Python Regex to extract file where filename contains and also should not contain specific pattern from a zip folder

Question:

I want to extract just one specific single file from the zip folder which has the below 3 files.
Basically it should start with ‘kpidata_nfile’ and should not contain ‘fileheader’

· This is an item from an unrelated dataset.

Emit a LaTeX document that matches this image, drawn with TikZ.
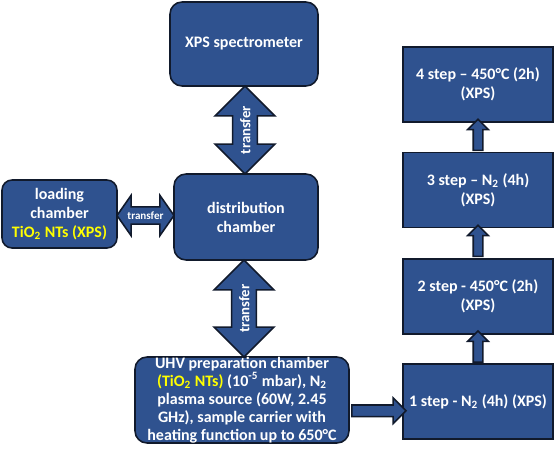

kpidata_nfile_20220919-20220925_fileheader.csv
kpidata_nfile_20220905-20220911.csv
othername_kpidata_nfile_20220905-20220911.csv

Below is my code i have tried-

from zipfile import ZipFile
import re
import os
for x in os.listdir('.'):
  if re.match('.*.(zip)', x):
      with ZipFile(x, 'r') as zip:
          for info in zip.infolist():
              if re.match(r'^kpidata_nfile_', info.filename):
                  zip.extract(info)

Output required – kpidata_nfile_20220905-20220911.csv

Asked By: Anusha

||

Answers:

This regex does what you require:

^kpidata_nfile(?:(?!fileheader).)*$

See this answer for more about the (?:(?!fileheader).)*$ part.

You can see the regex working on your example filenames here.

The regex is not particularly readable, so it might be better to use Python expressions instead of regex. Something like:

fname = info.filename
if fname.startswith('kpidata_nfile') and 'fileheader' not in fname:
Answered By: ljdyer